Saputo has grown to become one of the world’s top 10 dairy processors and is well versed in the Australian takeover landscape after winning a three-way fight, which included Murray Goulburn, for Australia’s fourth-largest milk processor Warrnambool Cheese & Butter in 2014.
“Warrnambool has one plant themselves and then they will have the one right next door,” Mr Sims said.
“These are the two biggest players. Everyone knew we would focus on this. It’s a huge transaction and Murray Goulburn has numerous sites. (Saputo) just would not get the plant right next to theirs.”
Saputo said it would review the ACCC’s preliminary decision and continue to work closely with Murray Goulburn and the ACCC with a view to securing ACCC approval as soon as practicable.
The proposed acquisition represents a major structural change in the region given the pair are each other’s closest competitors.
Saputo’s Allansford plant and Murray Goulburn’s Koroit plant would have over two-thirds of the raw milk processing capacity in the south-west Victoria and south-east South Australia region and would acquire the majority of raw milk from dairy farmers in the area.
“Our view is that Saputo owning the Koroit plant would substantially lessen competition for the acquisition of dairy farmers’ raw milk in the region,” Mr Sims said.
Fonterra is the only other major competitor with a processing plant in the region. There are a number of smaller processors and acquirers including The Union Dairy Company (backed by The Midfield Group and global agricultural merchant Louis Dreyfus), Beston, Bega, Australian Dairy Farmers Corporation and Australian Consolidated Milk.
The ACCC’s concerns are that Saputo and Fonterra would be more likely to offer lower prices to farmers if Saputo acquired Koroit, and that there would be very limited alternatives for many farmers.
The red light was not completely unexpected given the ACCC knocked back Murray Goulburn’s bid for Warrnambool in 2010.
If the plant were to be put up for sale sources said several parties may be interested including Bega Cheese, Burra Foods and Australian Consolidated Milk. Chinese players could also be interested after missing out in the prior auction.
“The ball is on their side of the net now,” Mr Sims added. “This is tried and true territory before.”
Saputo chief executive Lino Saputo Jr – whose family founded the company in 1954 – has been talking directly to the ACCC about the deal since the night before it was announced last October. He previously stated the ACCC may not require the sell-off of a significant processing asset to give the acquisition a tick of approval.
Murray Goulburn said the successful completion of the asset sale remains its primary focus and it is working with Saputo and the ACCC to be able to achieve completion.
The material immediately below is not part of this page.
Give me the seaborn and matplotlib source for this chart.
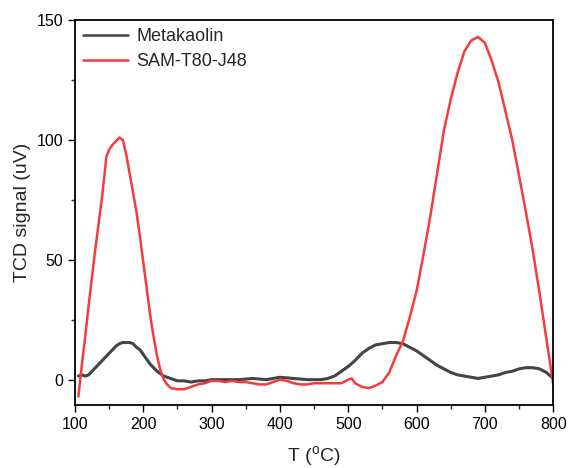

“Murray Goulburn believes that a successful transaction with Saputo is the best outcome for MG’s stakeholders and we have received support from suppliers and shareholders regarding the security and certainty this transaction will deliver,” it said.
Sources close to Murray Goulburn said the group was considering its position but that customers, suppliers and staff did not like prolonged uncertainty, and it therefore hoped to resolve the issue as quickly as possible.
The dairy processor has lost the mantle as the nation’s biggest milk processor, reporting last month that its milk intake was down nearly 30 per cent to 1.1 billion litres in the six months to December 31. Revenue fell $1.1 billion, down 5.1 per cent.
It warned that if the Saputo deal failed, the group’s uncompetitive milk price may lead to further milk losses, trigger impairments and covenant breaches and the potential loss of creditors’ support.
The ACCC is seeking responses from interested parties by March 13 before making its final decision on March 29.
Local dairy farmer and Moyne Shire councillor Daniel Meade said the ACCC intervention created more uncertainty for Koroit and surrounding communities.
“The people I speak to within the community seemed happy enough and confident enough in Saputo for that deal to go ahead and secure the future of the Koroit plant, their dairy supply and the jobs at the plant,” he said.
“They (Saputo) have come out of the downturn well and managed their dairy farmers well. MG suppliers were happy enough for Saputo to take over Koroit.”